Saturday, 20 March 2010

Bridges

2.2.2 Bridges
While hubs are used to build a network at a single site, bridges are used to build a network at two sites—or to join two networks . A bridge operates by looking at the header of the data that comes to it. If the data is for the network on which the bridge resides, the bridge leaves the data alone. If the data is for another network, the bridge gets rid of the data by sending it to a predefined location. An example would be two networks, one in New York and the other in Chicago, that have a bridge at each location (on each network). If a user sends a message in New York and it is not for another user in New York, it must be for a user in Chicago, so it is sent there. Likewise, if a user in Chicago sends a message and it is not for another user in Chicago, it must be for a user in New York.

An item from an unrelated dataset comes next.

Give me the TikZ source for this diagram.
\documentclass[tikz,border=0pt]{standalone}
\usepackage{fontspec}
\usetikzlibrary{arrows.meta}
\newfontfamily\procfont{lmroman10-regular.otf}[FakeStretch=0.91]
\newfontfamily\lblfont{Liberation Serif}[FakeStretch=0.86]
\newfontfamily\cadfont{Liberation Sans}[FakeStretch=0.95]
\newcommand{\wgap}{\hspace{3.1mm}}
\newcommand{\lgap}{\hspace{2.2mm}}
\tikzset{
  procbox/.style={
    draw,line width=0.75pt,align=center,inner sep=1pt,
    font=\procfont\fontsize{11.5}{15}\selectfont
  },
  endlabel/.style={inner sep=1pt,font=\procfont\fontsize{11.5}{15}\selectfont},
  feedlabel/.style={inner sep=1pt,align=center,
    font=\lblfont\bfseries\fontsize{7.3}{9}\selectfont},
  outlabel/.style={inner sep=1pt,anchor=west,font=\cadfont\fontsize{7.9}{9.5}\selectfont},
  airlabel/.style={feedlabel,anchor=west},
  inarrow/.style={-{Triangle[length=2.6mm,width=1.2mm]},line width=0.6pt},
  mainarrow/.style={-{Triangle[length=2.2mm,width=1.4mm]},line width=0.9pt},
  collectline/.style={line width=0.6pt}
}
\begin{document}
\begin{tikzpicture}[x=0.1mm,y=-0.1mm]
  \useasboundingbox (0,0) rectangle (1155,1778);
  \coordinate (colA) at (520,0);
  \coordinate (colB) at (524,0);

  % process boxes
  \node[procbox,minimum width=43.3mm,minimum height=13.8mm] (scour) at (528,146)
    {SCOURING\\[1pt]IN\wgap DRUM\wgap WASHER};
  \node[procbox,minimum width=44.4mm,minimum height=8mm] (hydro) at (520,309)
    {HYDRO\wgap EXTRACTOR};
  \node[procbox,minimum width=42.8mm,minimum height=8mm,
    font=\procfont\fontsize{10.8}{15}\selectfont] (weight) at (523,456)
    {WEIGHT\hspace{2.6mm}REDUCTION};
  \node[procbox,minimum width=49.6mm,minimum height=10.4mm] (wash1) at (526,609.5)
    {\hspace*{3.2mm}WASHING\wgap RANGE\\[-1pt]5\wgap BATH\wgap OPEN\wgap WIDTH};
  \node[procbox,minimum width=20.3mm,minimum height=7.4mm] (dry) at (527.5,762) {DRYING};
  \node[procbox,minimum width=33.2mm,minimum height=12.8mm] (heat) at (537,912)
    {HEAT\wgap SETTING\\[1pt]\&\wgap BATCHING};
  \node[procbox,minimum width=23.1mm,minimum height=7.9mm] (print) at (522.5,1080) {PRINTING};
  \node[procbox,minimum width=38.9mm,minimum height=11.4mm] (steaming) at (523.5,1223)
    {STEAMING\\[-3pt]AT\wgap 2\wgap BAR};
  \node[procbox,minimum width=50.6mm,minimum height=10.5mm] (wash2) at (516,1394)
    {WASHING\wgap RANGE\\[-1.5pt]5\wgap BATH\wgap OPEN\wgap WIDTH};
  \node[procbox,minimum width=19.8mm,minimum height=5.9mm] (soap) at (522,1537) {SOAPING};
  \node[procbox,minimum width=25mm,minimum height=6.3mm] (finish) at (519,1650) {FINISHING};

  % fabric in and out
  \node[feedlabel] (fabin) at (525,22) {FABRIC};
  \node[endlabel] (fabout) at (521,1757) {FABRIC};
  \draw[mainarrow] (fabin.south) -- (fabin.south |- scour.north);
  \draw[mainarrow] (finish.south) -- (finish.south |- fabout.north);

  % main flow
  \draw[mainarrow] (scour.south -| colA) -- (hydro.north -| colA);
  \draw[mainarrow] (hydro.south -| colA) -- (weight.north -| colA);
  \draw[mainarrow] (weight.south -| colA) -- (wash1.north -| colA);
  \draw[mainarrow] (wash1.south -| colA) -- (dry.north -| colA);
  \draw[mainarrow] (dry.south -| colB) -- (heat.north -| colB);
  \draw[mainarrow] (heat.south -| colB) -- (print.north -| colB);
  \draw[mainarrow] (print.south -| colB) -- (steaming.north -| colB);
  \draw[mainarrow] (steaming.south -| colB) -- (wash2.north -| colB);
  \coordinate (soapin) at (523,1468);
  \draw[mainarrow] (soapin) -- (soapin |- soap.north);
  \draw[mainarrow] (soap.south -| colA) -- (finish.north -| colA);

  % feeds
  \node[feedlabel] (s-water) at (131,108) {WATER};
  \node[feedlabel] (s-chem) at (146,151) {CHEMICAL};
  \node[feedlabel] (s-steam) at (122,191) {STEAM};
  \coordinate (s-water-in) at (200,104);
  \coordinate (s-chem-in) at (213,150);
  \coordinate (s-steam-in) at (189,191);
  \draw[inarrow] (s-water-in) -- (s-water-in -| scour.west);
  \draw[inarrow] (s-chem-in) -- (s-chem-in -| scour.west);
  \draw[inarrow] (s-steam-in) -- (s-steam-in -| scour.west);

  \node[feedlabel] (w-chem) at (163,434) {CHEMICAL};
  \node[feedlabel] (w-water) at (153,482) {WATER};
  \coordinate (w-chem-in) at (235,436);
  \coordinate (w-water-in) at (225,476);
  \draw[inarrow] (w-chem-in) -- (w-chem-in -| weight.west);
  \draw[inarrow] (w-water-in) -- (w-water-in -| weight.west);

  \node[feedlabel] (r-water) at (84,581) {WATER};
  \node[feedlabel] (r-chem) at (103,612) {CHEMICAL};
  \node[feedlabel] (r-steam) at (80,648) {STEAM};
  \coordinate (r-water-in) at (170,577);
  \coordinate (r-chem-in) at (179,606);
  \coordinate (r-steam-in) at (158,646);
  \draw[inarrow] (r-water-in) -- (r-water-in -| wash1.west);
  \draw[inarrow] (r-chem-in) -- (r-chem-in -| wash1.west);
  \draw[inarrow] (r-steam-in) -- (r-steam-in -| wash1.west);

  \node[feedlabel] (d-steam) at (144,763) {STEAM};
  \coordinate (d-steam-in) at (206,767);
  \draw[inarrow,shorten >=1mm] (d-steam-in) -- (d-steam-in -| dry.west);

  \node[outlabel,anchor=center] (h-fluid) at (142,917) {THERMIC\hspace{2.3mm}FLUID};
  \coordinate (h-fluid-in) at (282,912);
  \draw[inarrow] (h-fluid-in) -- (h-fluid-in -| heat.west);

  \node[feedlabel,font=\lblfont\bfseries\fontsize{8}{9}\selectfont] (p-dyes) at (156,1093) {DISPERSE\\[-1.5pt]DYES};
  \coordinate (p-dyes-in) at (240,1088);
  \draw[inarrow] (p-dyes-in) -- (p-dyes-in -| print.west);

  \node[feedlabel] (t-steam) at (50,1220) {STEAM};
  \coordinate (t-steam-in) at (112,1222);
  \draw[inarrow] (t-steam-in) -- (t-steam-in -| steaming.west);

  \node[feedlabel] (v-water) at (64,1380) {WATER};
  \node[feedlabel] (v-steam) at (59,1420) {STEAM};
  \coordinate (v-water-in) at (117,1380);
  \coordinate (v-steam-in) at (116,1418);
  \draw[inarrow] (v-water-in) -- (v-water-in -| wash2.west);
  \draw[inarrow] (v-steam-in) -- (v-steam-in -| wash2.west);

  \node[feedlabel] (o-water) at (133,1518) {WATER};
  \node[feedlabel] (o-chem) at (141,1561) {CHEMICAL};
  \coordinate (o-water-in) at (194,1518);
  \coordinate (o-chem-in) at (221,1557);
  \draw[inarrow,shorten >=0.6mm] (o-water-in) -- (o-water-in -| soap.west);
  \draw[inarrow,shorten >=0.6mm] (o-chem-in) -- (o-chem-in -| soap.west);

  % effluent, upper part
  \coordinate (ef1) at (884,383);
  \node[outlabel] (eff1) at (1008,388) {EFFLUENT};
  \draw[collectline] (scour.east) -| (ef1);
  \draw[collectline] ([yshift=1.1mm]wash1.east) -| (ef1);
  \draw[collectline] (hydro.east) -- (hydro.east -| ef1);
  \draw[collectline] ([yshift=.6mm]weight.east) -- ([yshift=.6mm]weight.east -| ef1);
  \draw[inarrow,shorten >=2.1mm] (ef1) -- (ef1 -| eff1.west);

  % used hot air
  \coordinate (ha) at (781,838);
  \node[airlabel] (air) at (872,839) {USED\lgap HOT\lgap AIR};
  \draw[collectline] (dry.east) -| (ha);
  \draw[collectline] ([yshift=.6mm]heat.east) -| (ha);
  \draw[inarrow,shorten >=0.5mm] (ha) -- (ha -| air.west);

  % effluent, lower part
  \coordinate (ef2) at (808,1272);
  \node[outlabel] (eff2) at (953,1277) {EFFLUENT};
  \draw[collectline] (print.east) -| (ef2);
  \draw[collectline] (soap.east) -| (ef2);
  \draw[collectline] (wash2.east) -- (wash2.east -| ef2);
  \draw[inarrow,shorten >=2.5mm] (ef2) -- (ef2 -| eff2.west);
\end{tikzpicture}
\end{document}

A bridge can never be used with more than two sites. If San Francisco were added into the mix, the bridge at Chicago could not determine whether to send the message to San Francisco or to Chicago and could send it to only one location.
The biggest advantages to bridges are that they are reasonably cheap, and they work with all protocols by dropping down to and concentrating on the physical addresses of devices. Physical addresses give bridges the ability to work with NetBEUI (NetBIOS Extended User Interface) and non-routable protocols as easily as they work with TCP/IP. Remote bridges are nothing more than bridges that connect two LANs into a WAN and filter signals.
It is important to understand that a bridge—like a hub—receives every data packet sent on the network. The bridge then looks at the header and at an internal table (known as the forwarding database, or routing table) and determines if it should leave the packet alone or send the packet out to the address it has. In this capacity, a bridge is used to expand the geographic scope of the network to another location. The opposite could also be true in that a bridge could be used to divide one network into two segments to reduce traffic throughout the whole network.
To visualize the latter situation, suppose that a company has two large departments: Manufacturing and Sales. Every piece of data generated by Manufacturing is sent throughout the network, as is every piece of data generated by Sales. If the network could be divided into two segments with a bridge between Sales and Manufacturing, the network traffic could arguably be cut in half. All the Manufacturing traffic would stay on the Manufacturing segment, and all the Sales traffic would stay on the Sales segment. Data would cross over through the bridge only when Sales requested data from or sent data to Manufacturing, or vice versa.